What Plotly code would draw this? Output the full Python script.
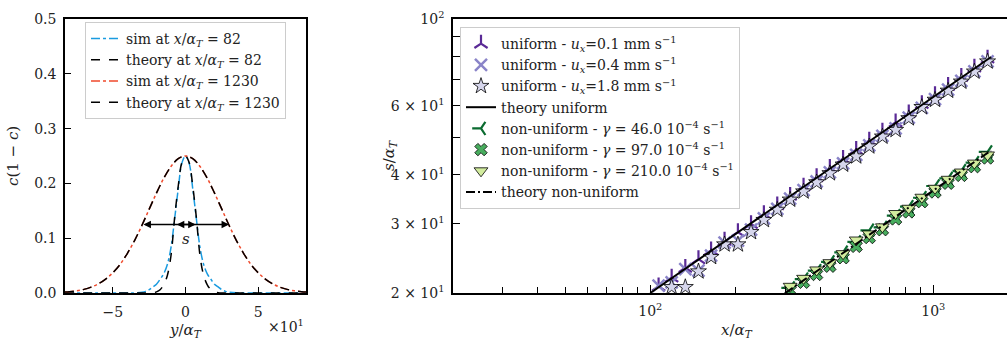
import plotly.graph_objects as go

# ---------------- left panel data ----------------
y_wide = [-83, -80, -75, -70, -65, -60, -55, -50, -45, -40, -35, -30, -25, -20, -15, -10, -5, 0,
          5, 10, 15, 20, 25, 30, 35, 40, 45, 50, 55, 60, 65, 70, 75, 80, 83]
sim_1230 = [0.0016, 0.0023, 0.0040, 0.0066, 0.0107, 0.0167, 0.0254, 0.0371, 0.0524, 0.0725, 0.0962,
            0.1236, 0.1530, 0.1823, 0.2093, 0.2309, 0.2452, 0.2500,
            0.2452, 0.2309, 0.2093, 0.1823, 0.1530, 0.1236, 0.0962, 0.0725, 0.0524, 0.0371, 0.0254,
            0.0167, 0.0107, 0.0066, 0.0040, 0.0023, 0.0016]
theory_1230 = [0.0016, 0.0023, 0.0040, 0.0066, 0.0107, 0.0167, 0.0254, 0.0371, 0.0524, 0.0725, 0.0962,
               0.1236, 0.1530, 0.1823, 0.2093, 0.2309, 0.2452, 0.2500,
               0.2452, 0.2309, 0.2093, 0.1823, 0.1530, 0.1236, 0.0962, 0.0725, 0.0524, 0.0371, 0.0254,
               0.0167, 0.0107, 0.0066, 0.0040, 0.0023, 0.0016]

y_narrow = [-83, -40, -35, -30, -27.5, -25, -22.5, -20, -17.5, -15, -12.5, -10, -7.5, -5, -2.5, 0,
            2.5, 5, 7.5, 10, 12.5, 15, 17.5, 20, 22.5, 25, 27.5, 30, 35, 40, 83]
sim_82 = [0.0, 0.0, 0.0003, 0.0015, 0.003, 0.006, 0.011, 0.016, 0.025, 0.035, 0.052, 0.083, 0.135,
          0.19, 0.237, 0.25,
          0.237, 0.19, 0.135, 0.083, 0.052, 0.035, 0.025, 0.016, 0.011, 0.006, 0.003, 0.0015, 0.0003,
          0.0, 0.0]
theory_82 = [0.0, 0.0, 0.0, 0.0, 0.0, 0.0, 0.0005, 0.002, 0.006, 0.015, 0.032, 0.068, 0.137,
             0.195, 0.238, 0.25,
             0.238, 0.195, 0.137, 0.068, 0.032, 0.015, 0.006, 0.002, 0.0005, 0.0, 0.0, 0.0, 0.0,
             0.0, 0.0]

# ---------------- right panel data ----------------
x_u = [107, 119, 133, 148, 164, 183, 204, 227, 252, 281, 312, 348, 387, 431, 480, 534, 594, 661,
       736, 819, 911, 1014, 1128, 1256, 1397, 1555]
s_u01 = [20.8, 21.9, 23.2, 24.4, 25.7, 27.2, 28.6, 30.0, 31.8, 33.5, 35.4, 37.4, 39.5, 41.7, 44.0,
         46.4, 49.0, 51.6, 54.5, 57.5, 60.7, 64.0, 67.5, 71.2, 75.2, 79.3]
s_u04 = [20.9, 21.3, 23.0, 22.8, 24.9, 26.9, 27.2, 29.0, 31.0, 32.8, 34.8, 36.6, 38.5, 40.6, 42.8,
         45.0, 47.6, 50.3, 52.6, 56.0, 59.3, 62.5, 66.0, 69.5, 73.5, 78.0]
x_u18 = [119, 133, 148, 164, 183, 204, 227, 252, 281, 312, 348, 387, 431, 480, 534, 594, 661,
         736, 819, 911, 1014, 1128, 1256, 1397, 1555]
s_u18 = [20.7, 20.7, 22.7, 24.7, 26.6, 26.6, 28.6, 30.7, 32.6, 34.6, 36.3, 38.3, 40.4, 42.5, 44.6,
         47.3, 50.1, 52.1, 55.8, 59.6, 62.2, 65.6, 69.2, 73.4, 77.9]
x_th_u = [100, 1600]
s_th_u = [20.0, 80.0]

x_n = [312, 348, 387, 431, 480, 534, 594, 661, 736, 819, 911, 1014, 1128, 1256, 1397, 1555]
s_g46 = [20.6, 21.7, 22.8, 24.0, 25.4, 27.0, 28.9, 29.4, 31.5, 33.2, 35.0, 37.5, 39.2, 41.0, 43.0, 45.8]
s_g97 = [20.3, 21.3, 22.3, 23.4, 24.6, 26.3, 27.7, 29.0, 30.9, 32.2, 34.2, 36.2, 38.1, 39.9, 42.0, 44.2]
s_g210 = [20.8, 21.8, 22.9, 23.9, 25.2, 27.3, 28.3, 29.5, 31.9, 32.9, 35.1, 37.0, 39.0, 40.7, 42.9, 45.0]
x_th_n = [300, 1600]
s_th_n = [20.0, 46.2]

FONT = "DejaVu Serif"
TXT = "#222"
W, H = 1007, 342
MT, MB = 19, 49
PH = H - MT - MB


def px(xp):
    return xp / W


def py(yp):
    return (H - MB - yp) / PH


fig = go.Figure()

# left panel traces
fig.add_trace(go.Scatter(x=y_narrow, y=sim_82, mode="lines", line=dict(color="#1a9be0", width=1.5, dash="dashdot", shape="spline"),
                         name="sim at <i>x</i>/<i>α<sub>T</sub></i> = 82", xaxis="x", yaxis="y", legend="legend"))
fig.add_trace(go.Scatter(x=y_narrow, y=theory_82, mode="lines", line=dict(color="black", width=1.5, dash="dash", shape="spline"),
                         name="theory at <i>x</i>/<i>α<sub>T</sub></i> = 82", xaxis="x", yaxis="y", legend="legend"))
fig.add_trace(go.Scatter(x=y_wide, y=sim_1230, mode="lines", line=dict(color="#f04a2c", width=1.5, dash="dashdot", shape="spline"),
                         name="sim at <i>x</i>/<i>α<sub>T</sub></i> = 1230", xaxis="x", yaxis="y", legend="legend"))
fig.add_trace(go.Scatter(x=y_wide, y=theory_1230, mode="lines", line=dict(color="black", width=1.5, dash="dash", shape="spline"),
                         name="theory at <i>x</i>/<i>α<sub>T</sub></i> = 1230", xaxis="x", yaxis="y", legend="legend"))


def sc(x, y, name, marker, rank):
    fig.add_trace(go.Scatter(x=x, y=y, mode="markers", marker=marker, name=name,
                             xaxis="x2", yaxis="y2", legend="legend2", legendrank=rank))


sc(x_u, s_u01, "uniform - <i>u<sub>x</sub></i>=0.1 mm s<sup>−1</sup>",
   dict(symbol="y-up", size=11, line=dict(color="#5a2a96", width=2.2)), 1)
sc(x_u, s_u04, "uniform - <i>u<sub>x</sub></i>=0.4 mm s<sup>−1</sup>",
   dict(symbol="x-thin", size=12, line=dict(color="#8a84c8", width=2.5)), 2)
sc(x_u18, s_u18, "uniform - <i>u<sub>x</sub></i>=1.8 mm s<sup>−1</sup>",
   dict(symbol="star", size=12, color="#d6d6ec", line=dict(color="black", width=0.8)), 3)
sc(x_n, s_g46, "non-uniform - <i>γ</i> = 46.0 10<sup>−4</sup> s<sup>−1</sup>",
   dict(symbol="y-left", size=11, line=dict(color="#0b6b30", width=2.2)), 5)
sc(x_n, s_g97, "non-uniform - <i>γ</i> = 97.0 10<sup>−4</sup> s<sup>−1</sup>",
   dict(symbol="x", size=11, color="#48ad5e", line=dict(color="black", width=0.8)), 6)
sc(x_n, s_g210, "non-uniform - <i>γ</i> = 210.0 10<sup>−4</sup> s<sup>−1</sup>",
   dict(symbol="triangle-down", size=12, color="#d2ec9e", line=dict(color="black", width=0.8)), 7)

fig.add_trace(go.Scatter(x=x_th_u, y=s_th_u, mode="lines", line=dict(color="black", width=2),
                         name="theory uniform", xaxis="x2", yaxis="y2", legend="legend2", legendrank=4))
fig.add_trace(go.Scatter(x=x_th_n, y=s_th_n, mode="lines", line=dict(color="black", width=2, dash="9px,3px,2px,3px"),
                         name="theory non-uniform", xaxis="x2", yaxis="y2", legend="legend2", legendrank=8))

axis_common = dict(showline=True, linecolor="black", linewidth=1.6, ticks="inside", tickcolor="black",
                   tickwidth=1, showgrid=False, zeroline=False, tickfont=dict(family=FONT, size=14, color=TXT))

fig.update_layout(
    width=W, height=H,
    margin=dict(l=0, r=0, t=MT, b=MB),
    plot_bgcolor="white", paper_bgcolor="white",
    font=dict(family=FONT, size=14, color=TXT),
    xaxis=dict(domain=[px(65), px(306)], range=[-83, 83], tickvals=[-50, 0, 50], ticktext=["−5", "0", "5"],
               ticklen=6, mirror=True, anchor="y", ticklabelstandoff=5, **axis_common),
    yaxis=dict(domain=[0, 1], range=[0, 0.5], tickvals=[0, 0.1, 0.2, 0.3, 0.4, 0.5],
               ticktext=["0.0", "0.1", "0.2", "0.3", "0.4", "0.5"], ticklen=6, mirror=True, anchor="x",
               ticklabelstandoff=4, **axis_common),
    xaxis2=dict(domain=[px(453), 1], type="log", range=[1.303, 3.2604], tickvals=[100, 1000],
                ticktext=["10<sup>2</sup>", "10<sup>3</sup>"], ticklen=8, mirror=True, anchor="y2",
                ticklabelstandoff=4,
                minor=dict(tickvals=[30, 40, 50, 60, 70, 80, 90, 200, 300, 400, 500, 600, 700, 800, 900],
                           ticks="inside", ticklen=6, tickcolor="black", showgrid=False),
                **axis_common),
    yaxis2=dict(domain=[0, 1], type="log", range=[1.30103, 2.0], anchor="x2",
                tickvals=[20, 30, 40, 50, 60, 70, 80, 90, 100],
                ticktext=["2 × 10<sup>1</sup>", "3 × 10<sup>1</sup>", "4 × 10<sup>1</sup>", "", "6 × 10<sup>1</sup>",
                          "", "", "", "10<sup>2</sup>"],
                ticklen=7, mirror=False, ticklabelstandoff=4, **axis_common),
    legend=dict(x=px(85), y=py(22), xanchor="left", yanchor="top", bgcolor="rgba(255,255,255,0.85)",
                bordercolor="#cccccc", borderwidth=1, font=dict(family=FONT, size=14, color=TXT),
                tracegroupgap=0, itemwidth=30),
    legend2=dict(x=px(460), y=py(27), xanchor="left", yanchor="top", bgcolor="rgba(255,255,255,0.85)",
                 bordercolor="#cccccc", borderwidth=1, font=dict(family=FONT, size=14, color=TXT),
                 tracegroupgap=0, itemwidth=30, traceorder="normal"),
    showlegend=True,
)

# arrows and labels on the left panel
fig.add_annotation(x=30, y=0.125, ax=-30, ay=0.125, xref="x", yref="y", axref="x", ayref="y", text="",
                   showarrow=True, arrowside="end+start", arrowhead=2, arrowsize=1, arrowwidth=1.5, arrowcolor="black")
fig.add_annotation(x=7, y=0.125, ax=-7, ay=0.125, xref="x", yref="y", axref="x", ayref="y", text="",
                   showarrow=True, arrowside="end+start", arrowhead=2, arrowsize=1, arrowwidth=1.5, arrowcolor="black")
fig.add_annotation(x=0, y=0.098, xref="x", yref="y", xanchor="center", yanchor="middle", text="<i>s</i>",
                   showarrow=False, font=dict(family=FONT, size=15, color=TXT))


def label(xp, yp, text, angle=0, size=15, xanchor="center"):
    fig.add_annotation(x=px(xp), y=py(yp), xref="paper", yref="paper", text=text, textangle=angle,
                       xanchor=xanchor, yanchor="middle", showarrow=False,
                       font=dict(family=FONT, size=size, color=TXT))


label(185, 330, "<i>y</i>/<i>α<sub>T</sub></i>")
label(306, 326, "×10<sup>1</sup>", size=14, xanchor="right")
label(13, 156, "<i>c</i>(1 − <i>c</i>)", angle=-90)
label(737, 330, "<i>x</i>/<i>α<sub>T</sub></i>")
label(389, 156, "<i>s</i>/<i>α<sub>T</sub></i>", angle=-90)

fig.write_html("out.html")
--------------------------------------------------
Only the lines from the top of the data through the line with "import plotly.graph_objects as go" should be quoted, exactly and with both ends kept; skip the pictures.

Output of the exercise -
What Plotly code would draw this? Output the full Python script.
import plotly.graph_objects as go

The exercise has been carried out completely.